Estamos aprendendo muito, embora a minha equipe de TI [Tecnologia da Informação] não esteja muito envolvida nisso, damos o suporte necessário. A publicação no site é feita através de um gerenciador de conteúdos que também é deles, quer dizer, a gente realmente só ajuda a usar, a operar e alguns aspectos, tipo serviço de nomes, que a gente implanta, que é nosso. Mas, apesar de não estarmos diretamente relacionados, acho que vai ser uma experiência muito interessante, muito nova.

 

Importância do Dieese
 

Cada vez mais, eu percebo que nos preocupamos em avaliar a importância do DIEESE. Na hora em que fazemos um levantamento de presença na mídia e vemos que existem cerca de 300 notícias por mês - que, na média, dá mais ou menos umas dez por dia - vemos que o negócio existe mesmo e que realmente é importante. Eu aprendi a perceber que também era importante ter uma visão pública, porque tenho uma tendência a achar que o resultado não é uma coisa que necessariamente eu estou olhando. Sei que a sobrevivência também depende dessa visibilidade, desse reconhecimento. Acho que devemos valorizar isso. Para mim, o que mais importa não é isso, porque independentemente da cara com que o DIEESE aparece, eu acho que o que fazemos aqui dentro é muito legal.

 

 

Futuro do Dieese

 

 

O DIEESE tem lugar garantido - se não fizermos muita bobagem, acho que temos chance de continuar no cenário. Eu vejo como bastante importantes as perspectivas que o DIEESE tem. Tem espaço para o DIEESE fazer o que o faz. E depois, faz 50 anos que o DIEESE está aí, com um acúmulo de experiência. Temos história e boas idéias para a frente. Eu acho que estaremos sempre às voltas com essa história de financiamento. Aliás, já é uma discussão se o DIEESE merece ter um tipo de financiamento que é público. Acho que isso é totalmente razoável. Do ponto de vista internacional, temos condições de ter parceiros. Há sempre muita coisa para fazer no mundo. Não é por falta de papel e espero que não seja por falta de grana que deixemos de ocupar esse espaço que, para mim, está garantido.

 

 

Avaliação/Trajetória de Vida

 

 

Eu não consigo me ver num lugar, numa equipe que não trabalhe coletivamente como aqui no DIEESE. É essencial saber ouvir, valorizar a interlocução, conseguir interagir no sentido de que, às vezes, você faz uma coisa e aquilo não necessariamente será compreendido. É essencial levar em conta o olhar do usuário, que é tão importante quanto o teu. E o principal, não ter medo de errar, porque muita coisa que você consegue fazer, faz errando.

 

 

Avaliação/Projeto Memória

 

 

Eu acredito em registro, aliás, se não acreditasse, dificilmente estaria fazendo o que faço que é trabalhar com tecnologia, mas sobretudo com informação. O registro tem que existir independentemente do uso [imediato]. Porque isso vai ser útil em algum momento para alguém e o fato de existir essa possibilidade já justifica, para mim, que se faça.

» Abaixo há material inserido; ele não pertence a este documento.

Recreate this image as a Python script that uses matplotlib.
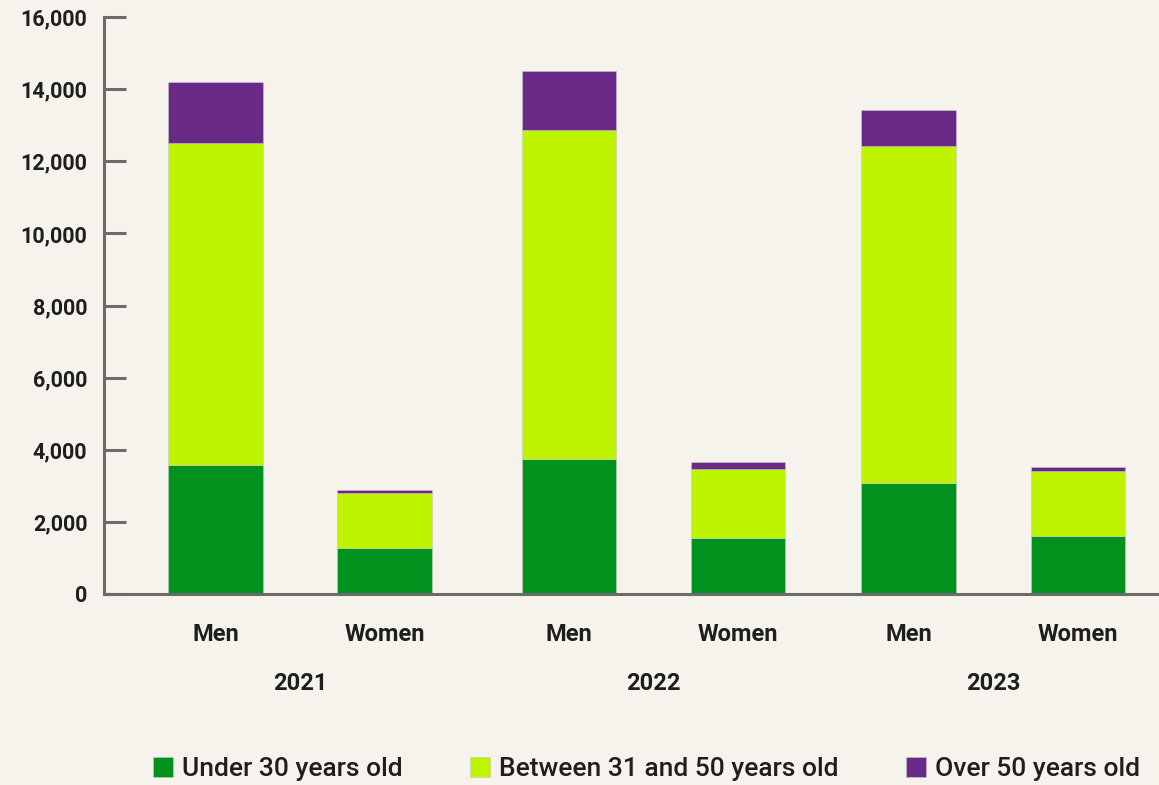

Uma coisa que eu levantei numa das discussões que fizemos sobre o projeto de memória (que eu achava muito difícil de fazer), eu achava que devíamos tentar registrar justamente as tentativas de processos de gestão que fizemos ao longo desse tempo, porque é um monte de ensaio. Fizemos um plano de cargos e salários com um grupo de 40 pessoas, numa instituição que na época devia ter 200. Ou seja, quando você coloca 40 pessoas para fazer um processo e vira e mexe, então a gente está inventando e desinventando. A gente dá um monte de cabeçada, mas isso faz parte do processo mesmo. E disso, eu acho que seria muito legal ter registros, mas é difícil. Até a documentação é precária, então as pessoas precisam lembrar também.

E quantas vezes você vai pesquisar e não encontra informação? Para mim, memória é isso. Memória é continuidade, é a possibilidade de você ser o mesmo cara de cem anos atrás, ou de mil anos atrás. É você se identificar naquela antigüidade. Acho que se você não tem essa noção de humanidade, o sentido da vida piora um pouquinho. Porque exatamente qual é o nosso problema? O nosso problema é a nossa condição de mortalidade. Se você não faz um fio que reúna tudo isso, aí seu sentido se perde, então viva a memória!